- Education: Oregon State University American University
- Occupation: Executive
- Employer: Alaska Federation of Natives
- Parent(s): Toni Mallott Byron Mallott

= Benjamin Mallott =

Executive

Benjamin Mallott is an Indigenous American executive. He is the current president of the Alaska Federation of Natives (AFN).

== Early life and education ==
Mallott graduated from Juneau-Douglas High School. He then graduated from Oregon State University and acquired a master's degree from American University.

== Career ==
On October 1, 2024, Mallott became the president of the Alaska Federation of Natives, succeeding Julie Kitka. Previously, he had worked in the organization for 11 years as its Director of Communications, Special Assistant to the President, and Vice President of External Affairs, among other roles. He had also been a Legislative Assistant to Alaska senator Lisa Murkowski.

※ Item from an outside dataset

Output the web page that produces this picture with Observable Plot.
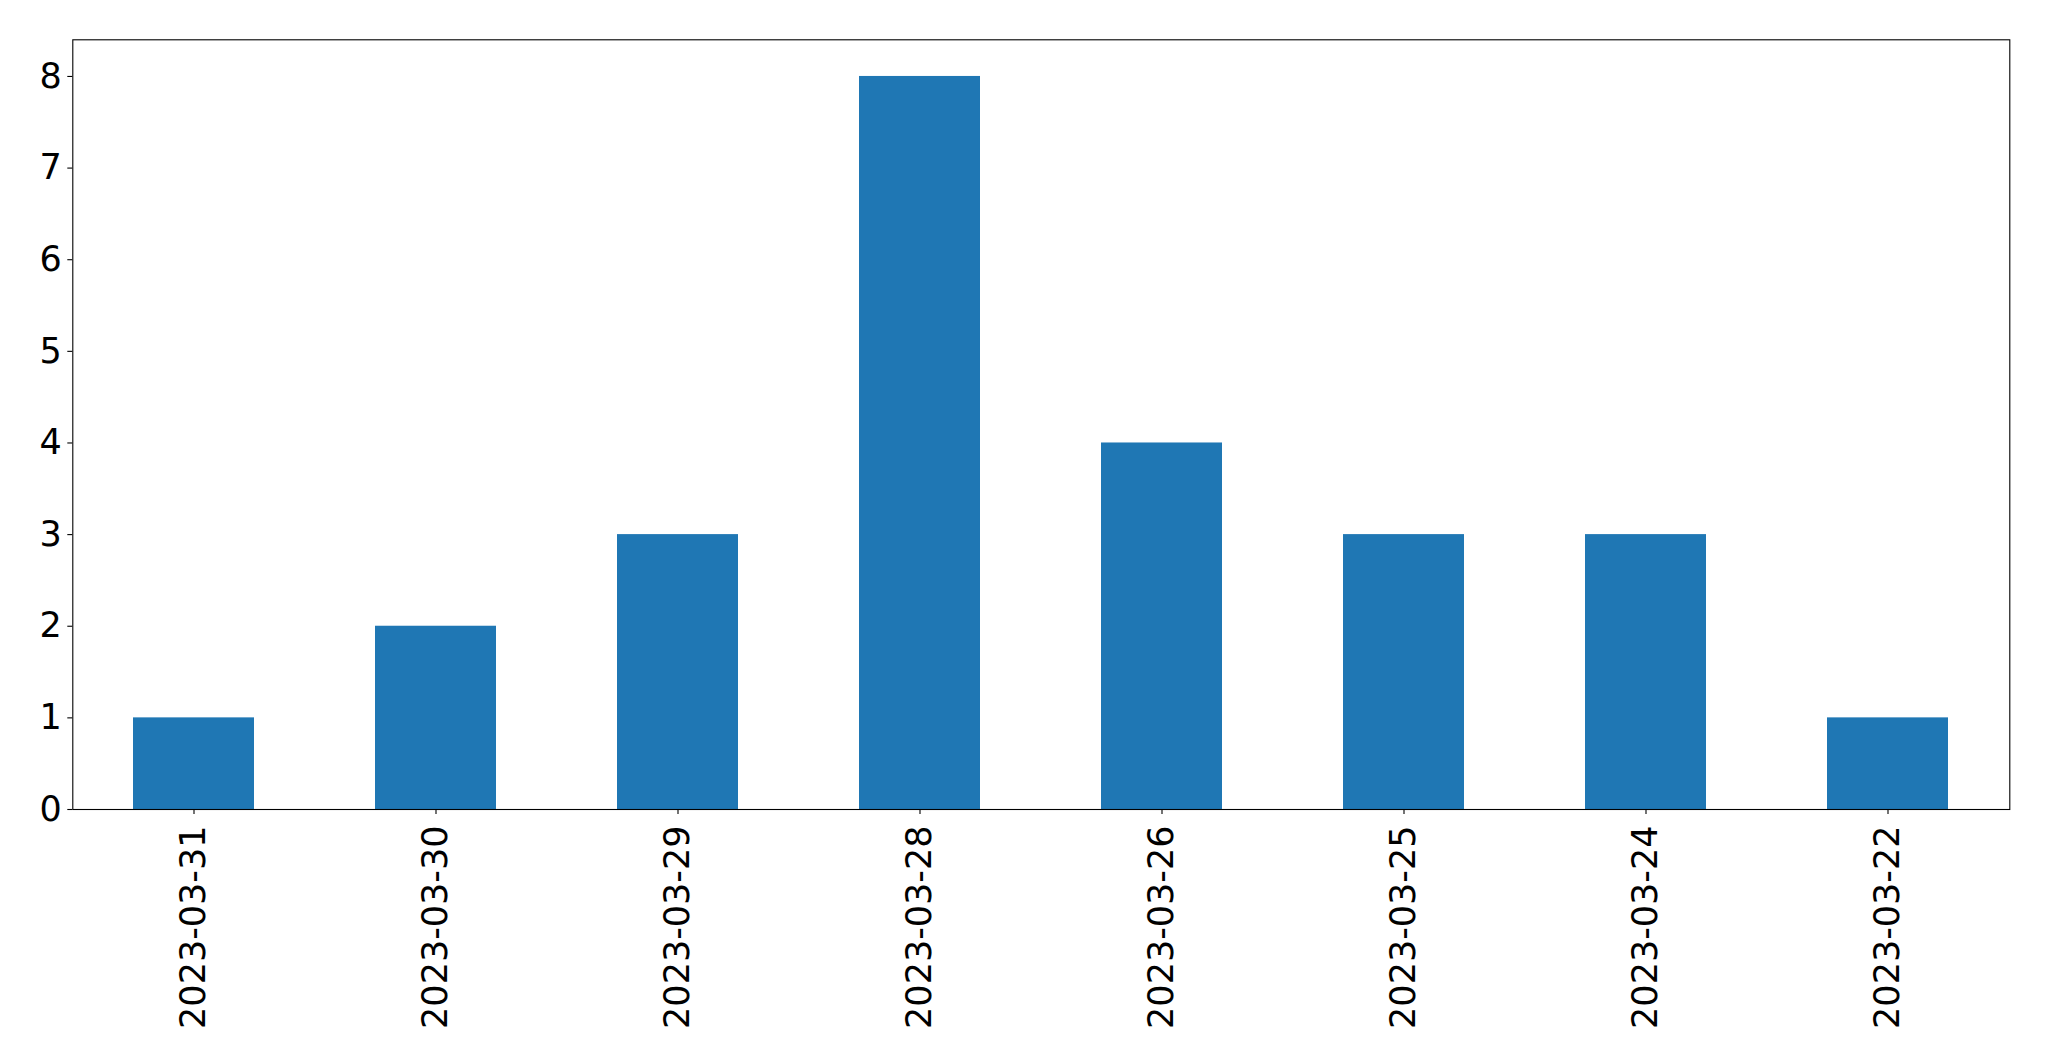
<!DOCTYPE html>
<html>
<head>
<meta charset="utf-8">
<script src="https://cdn.jsdelivr.net/npm/d3@7"></script>
<script src="https://cdn.jsdelivr.net/npm/@observablehq/plot@0.6"></script>
<style>
  html, body { margin: 0; padding: 0; background: #fff; }
  svg { display: block; }
</style>
</head>
<body>
<div id="chart"></div>
<script>
const dates = ["2023-03-31", "2023-03-30", "2023-03-29", "2023-03-28", "2023-03-26", "2023-03-25", "2023-03-24", "2023-03-22"];
const counts = [1, 2, 3, 8, 4, 3, 3, 1];
const yTicks = [0, 1, 2, 3, 4, 5, 6, 7, 8];

const data = dates.map((d, i) => ({date: d, count: counts[i]}));

const chart = Plot.plot({
  width: 2049,
  height: 1061,
  marginLeft: 72.3,
  marginRight: 39.7,
  marginTop: 39.3,
  marginBottom: 252,
  style: {fontFamily: "'DejaVu Sans', sans-serif", fontSize: "35px", background: "#fff", color: "#000"},
  x: {domain: dates, paddingInner: 0.5, paddingOuter: 0.25, align: 0.5},
  y: {domain: [0, 8.4]},
  marks: [
    Plot.barY(data, {x: "date", y: "count", fill: "#1f77b4"}),
    Plot.axisY({ticks: yTicks, tickSize: 5, tickPadding: 6, fontSize: 35, label: null, stroke: "#000", strokeWidth: 1.1}),
    Plot.axisX({tickSize: 5, tickPadding: 11, tickRotate: -90, fontSize: 35, label: null, stroke: "#000", strokeWidth: 1.1}),
    Plot.frame({stroke: "#000", strokeWidth: 1.1})
  ]
});
document.getElementById("chart").appendChild(chart);
</script>
</body>
</html>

Mallott also serves on the board of the Alaska Native Heritage Center, the Baan O Yeel Kon Corporation, the Nature Conservancy Alaska, Northern Taiga Ventures, and the Alaska Humanities Forum.

== Personal life ==
Mallott is the son of Toni Mallott, a retired schoolteacher, and former Alaska Lieutenant Governor Byron Mallott, who had also once served as the AFN's president. His brother, Anthony Mallott, was formerly the president of Sealaska Corporation.